Nun zum einen gehen selbst den talentiertesten Schreiberlingen irgendwann die tiefen und bedeutsamen Geschichten aus und so muss wohl jeder einmal in seiner Karriere auf einen brennenden Mann im Imkeranzug zurück greifen, der schreiend durch Haus rennt. Zum anderen hat sich aber auch die Zielgruppe der Serie verändert. Zwar wurden die Fans der Serie bestimmt nicht weniger, jedoch kamen auch viele Gelegenheitsschauer hinzu. Menschen, die ihr Abendprogramm nicht um eine Serie planen, um auch ja nichts zu verpassen. Dieser Typ Zuschauer sieht die Serie gerne, wenn sie gerade läuft, ihm ist es aber auch egal wenn er mal eine Folge verpasst. Um diesen Zuschauertypen nicht zu überfordern, muss auf komplexe Storybestandteile, die sich über mehrere Folgen erstrecken, verzichtet werden, da er sonst nicht in der Lage wäre, der kompletten Handlung zu folgen. Dies endet in zirkulären Episoden. Und dadurch, dass dieser Zuschauer eben nicht an einer komplexen Handlung interessiert ist, ist es auch nicht möglich, den meist sehr einfachen und flachen Humormittelpunkten einer Serie mehr Tiefe zu verleihen.

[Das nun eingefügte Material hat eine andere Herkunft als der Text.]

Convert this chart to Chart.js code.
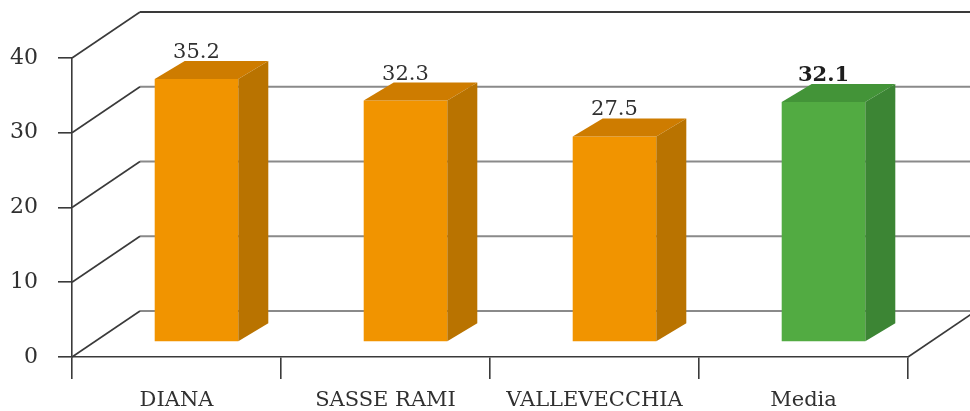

Und dabei kann man den Machern der Serie keinerlei Vorwürfe machen. Wer führt schon ein Siegerpferd zum Schlachter? Und immerhin hat es HIMYM ja sogar versucht. Trotzdem ist es schade, dass sich der Erfolg einer Franchise doch so oft negativ auf dessen Qualität auswirkt. Und versteht das bitte nicht falsch. Ich bin derLetzte, der einem guten Medienprodukt den Erfolg nicht gönnen würde, doch es scheint eben so, dass Erfolg, so schön er auch sein mag, immer etwas vom eigentlichen Grundgedanken des Produkts nimmt.